I want to use Cython to decrease the time it takes to add two arrays together (element-wise) without using Numpy arrays. The basic Python approach that I found to be the fastest is to use list comprehension, as follows:
def add_arrays(a,b):
return [m + n for m,n in zip(a,b)]
My Cython approach is a little more complicated and it looks as follows:
from array import array
from libc.stdlib cimport malloc
from cython cimport boundscheck,wraparound
@boundscheck(False)
@wraparound(False)
cpdef add_arrays_Cython(int[:] Aarr, int[:] Barr):
cdef size_t i, I
I = Aarr.shape[0]
cdef int *Carr = <int *> malloc(640000 * sizeof(int))
for i in range(I):
Carr[i] = Aarr[i]+Barr[i]
result_as_array = array('i',[e for e in Carr[:640000]])
return result_as_array
Note that I use @boundscheck(False)
and @wraparound(False)
to make it even faster.
Also, I am concerned about a very large array (size 640000) and I found it crashes if I simply use cdef int Carr[640000]
so I used malloc()
, which solved that problem. Lastly, I return the data structure as a Python array of type integer.
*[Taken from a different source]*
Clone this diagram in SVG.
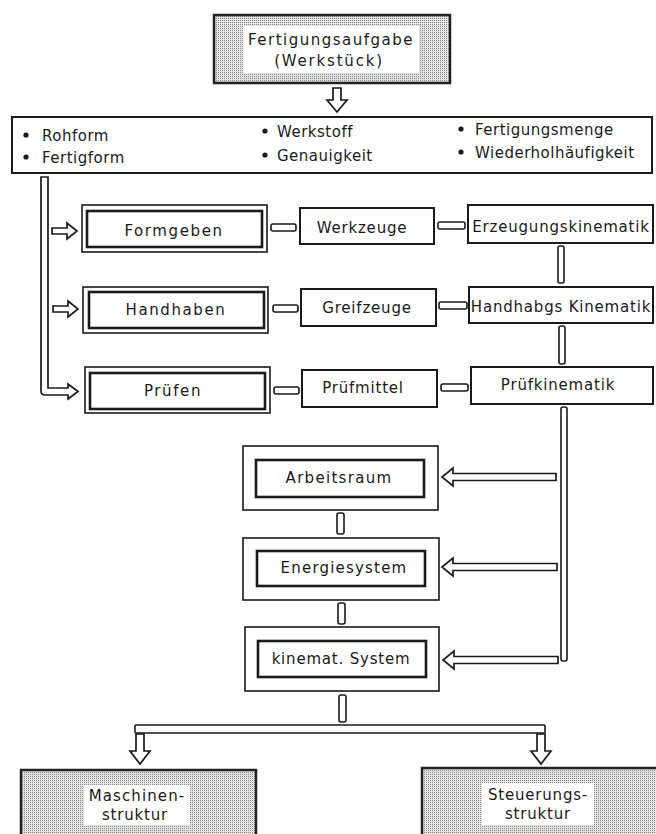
<svg xmlns="http://www.w3.org/2000/svg" width="656" height="834" viewBox="0 0 656 834">
<defs>
<pattern id="stip" width="2" height="2" patternUnits="userSpaceOnUse">
<rect width="2" height="2" fill="#e2e2e2"/>
<rect width="1" height="1" fill="#8c8c8c"/>
</pattern>
<style>
.t{font-family:"DejaVu Sans","Liberation Sans",sans-serif;font-size:15px;fill:#1a1a1a;letter-spacing:0.8px;text-anchor:middle}
.w{letter-spacing:1.6px}
.tl{font-family:"DejaVu Sans","Liberation Sans",sans-serif;font-size:15px;fill:#1a1a1a;letter-spacing:0.5px}
.box{fill:#fff;stroke:#1a1a1a;stroke-width:2}
.outer{fill:#fff;stroke:#1a1a1a;stroke-width:1.6}
.inner{fill:#fff;stroke:#1a1a1a;stroke-width:2.6}
.gray{fill:url(#stip);stroke:#222;stroke-width:2.5}
.conn{fill:#fff;stroke:#1a1a1a;stroke-width:1.6}
.arr{fill:#fff;stroke:#1a1a1a;stroke-width:1.7;stroke-linejoin:miter}
</style>
</defs>
<rect width="656" height="834" fill="#fff"/>

<g id="connectors">
<polygon class="arr" points="333,88 341,88 341,100 347,100 337,112 327,100 333,100"/>
<path class="arr" d="M41,177 L41,391 Q41,395 45,395 L68,395 L68,399 L78,391.5 L68,384 L68,388 L48,388 L48,177 Z"/>
<polygon class="arr" points="52,228 67,228 67,223 77,231 67,239 67,234 52,234"/>
<polygon class="arr" points="53,306 68,306 68,301 78,309 68,317 68,312 53,312"/>
<rect class="conn" x="271" y="224" width="25" height="7" rx="2"/>
<rect class="conn" x="273" y="305" width="25" height="7" rx="2"/>
<rect class="conn" x="274" y="387" width="25" height="7" rx="2"/>
<rect class="conn" x="438" y="222" width="27" height="7" rx="2"/>
<rect class="conn" x="439" y="302" width="28" height="7" rx="2"/>
<rect class="conn" x="441" y="384" width="27" height="7" rx="2"/>
<rect class="conn" x="558" y="246" width="6" height="37" rx="2"/>
<rect class="conn" x="559" y="326" width="6" height="38" rx="2"/>
<rect class="conn" x="561" y="407" width="6" height="254" rx="2"/>
<polygon class="arr" points="556,473.5 453,473.5 453,468 442,477 453,486 453,480.5 556,480.5"/>
<polygon class="arr" points="557,563.5 453,563.5 453,558 442,567 453,576 453,570.5 557,570.5"/>
<polygon class="arr" points="558,656.5 454,656.5 454,651 443,660 454,669 454,663.5 558,663.5"/>
<rect class="conn" x="337" y="513" width="7" height="21" rx="2"/>
<rect class="conn" x="338" y="603" width="7" height="21" rx="2"/>
<rect class="conn" x="339" y="695" width="7" height="27" rx="2"/>
<rect class="conn" x="135" y="725" width="410" height="8" rx="1"/>
<polygon class="arr" points="136,734 144,734 144,751 150,751 140,764 130,751 136,751"/>
<polygon class="arr" points="537,734 545,734 545,751 551,751 541,764 531,751 537,751"/>
</g>

<g id="fertigungsaufgabe">
<rect class="gray" x="214" y="15" width="236" height="68"/>
<rect x="243" y="26" width="176" height="47" fill="#fff"/>
<text class="t" x="331" y="45" style="letter-spacing:1.5px">Fertigungsaufgabe</text>
<text class="t" x="329" y="66" style="letter-spacing:1.8px">(Werkstück)</text>
</g>

<g id="merkmale">
<rect class="box" x="12" y="117" width="640" height="56"/>
<circle cx="26" cy="135" r="2.6" fill="#1a1a1a"/>
<circle cx="26" cy="157" r="2.6" fill="#1a1a1a"/>
<circle cx="265" cy="131" r="2.6" fill="#1a1a1a"/>
<circle cx="265" cy="155" r="2.6" fill="#1a1a1a"/>
<circle cx="461" cy="129" r="2.6" fill="#1a1a1a"/>
<circle cx="461" cy="152" r="2.6" fill="#1a1a1a"/>
<text class="tl" x="42" y="141">Rohform</text>
<text class="tl" x="42" y="163">Fertigform</text>
<text class="tl" x="277" y="137">Werkstoff</text>
<text class="tl" x="277" y="161">Genauigkeit</text>
<text class="tl" x="475" y="135">Fertigungsmenge</text>
<text class="tl" x="475" y="158">Wiederholhäufigkeit</text>
</g>

<g id="formgeben">
<rect class="outer" x="82" y="205" width="185" height="47"/>
<rect class="inner" x="87" y="211" width="175" height="36"/>
<text class="t w" x="174" y="236">Formgeben</text>
</g>
<g id="handhaben">
<rect class="outer" x="83" y="287" width="185" height="46"/>
<rect class="inner" x="89" y="292" width="175" height="36"/>
<text class="t w" x="176" y="315">Handhaben</text>
</g>
<g id="pruefen">
<rect class="outer" x="85" y="367" width="185" height="46"/>
<rect class="inner" x="90" y="373" width="175" height="36"/>
<text class="t w" x="173" y="396">Prüfen</text>
</g>

<g id="werkzeuge">
<rect class="box" x="300" y="208" width="134" height="36"/>
<text class="t" x="362" y="233">Werkzeuge</text>
</g>
<g id="greifzeuge">
<rect class="box" x="301" y="289" width="135" height="37"/>
<text class="t" x="367" y="313">Greifzeuge</text>
</g>
<g id="pruefmittel">
<rect class="box" x="302" y="370" width="135" height="37"/>
<text class="t" x="363" y="393">Prüfmittel</text>
</g>

<g id="erzeugungskinematik">
<rect class="box" x="468" y="205" width="185" height="38"/>
<text class="t" x="561" y="232">Erzeugungskinematik</text>
</g>
<g id="handhabgskinematik">
<rect class="box" x="469" y="287" width="184" height="36"/>
<text class="t" x="561" y="312">Handhabgs Kinematik</text>
</g>
<g id="pruefkinematik">
<rect class="box" x="471" y="367" width="182" height="37"/>
<text class="t" x="558" y="390">Prüfkinematik</text>
</g>

<g id="arbeitsraum">
<rect class="outer" x="243" y="446" width="195" height="64"/>
<rect class="inner" x="256" y="460" width="168" height="37"/>
<text class="t" x="339" y="483" style="letter-spacing:1.3px">Arbeitsraum</text>
</g>
<g id="energiesystem">
<rect class="outer" x="243" y="538" width="196" height="62"/>
<rect class="inner" x="257" y="551" width="168" height="35"/>
<text class="t" x="344" y="573" style="letter-spacing:1.2px">Energiesystem</text>
</g>
<g id="kinematsystem">
<rect class="outer" x="245" y="627" width="194" height="64"/>
<rect class="inner" x="258" y="641" width="168" height="36"/>
<text class="t" x="341" y="664">kinemat. System</text>
</g>

<g id="maschinenstruktur">
<rect class="gray" x="21" y="770" width="235" height="70"/>
<rect x="84" y="785" width="106" height="40" fill="#fff"/>
<text class="t" x="137" y="801" style="letter-spacing:1.1px">Maschinen-</text>
<text class="t" x="135" y="820">struktur</text>
</g>
<g id="steuerungsstruktur">
<rect class="gray" x="422" y="768" width="240" height="72"/>
<rect x="482" y="783" width="112" height="42" fill="#fff"/>
<text class="t" x="538" y="800">Steuerungs-</text>
<text class="t" x="538" y="819">struktur</text>
</g>
</svg>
To profile the code I ran the following:
a = array.array('i', range(640000)) #create integer array
b = a[:] #array to add
T=time.clock()
for i in range(20): add_arrays(a,b) #Python list comprehension approach
print(time.clock() - T)
>6.33 seconds
T=time.clock()
for i in range(20): add_arrays_Cython(a,b) #Cython approach
print(time.clock() - T)
> 4.54 seconds
Evidently, the Cython-based approach gives a speed-up of about 30%. I expected that the speed-up would be closer to an order of magnitude or even more (like it does for Numpy).
What can I do to speed-up the Cython code further? Are there any obvious bottlenecks in my code? I am a beginner to Cython so I may be misunderstanding something.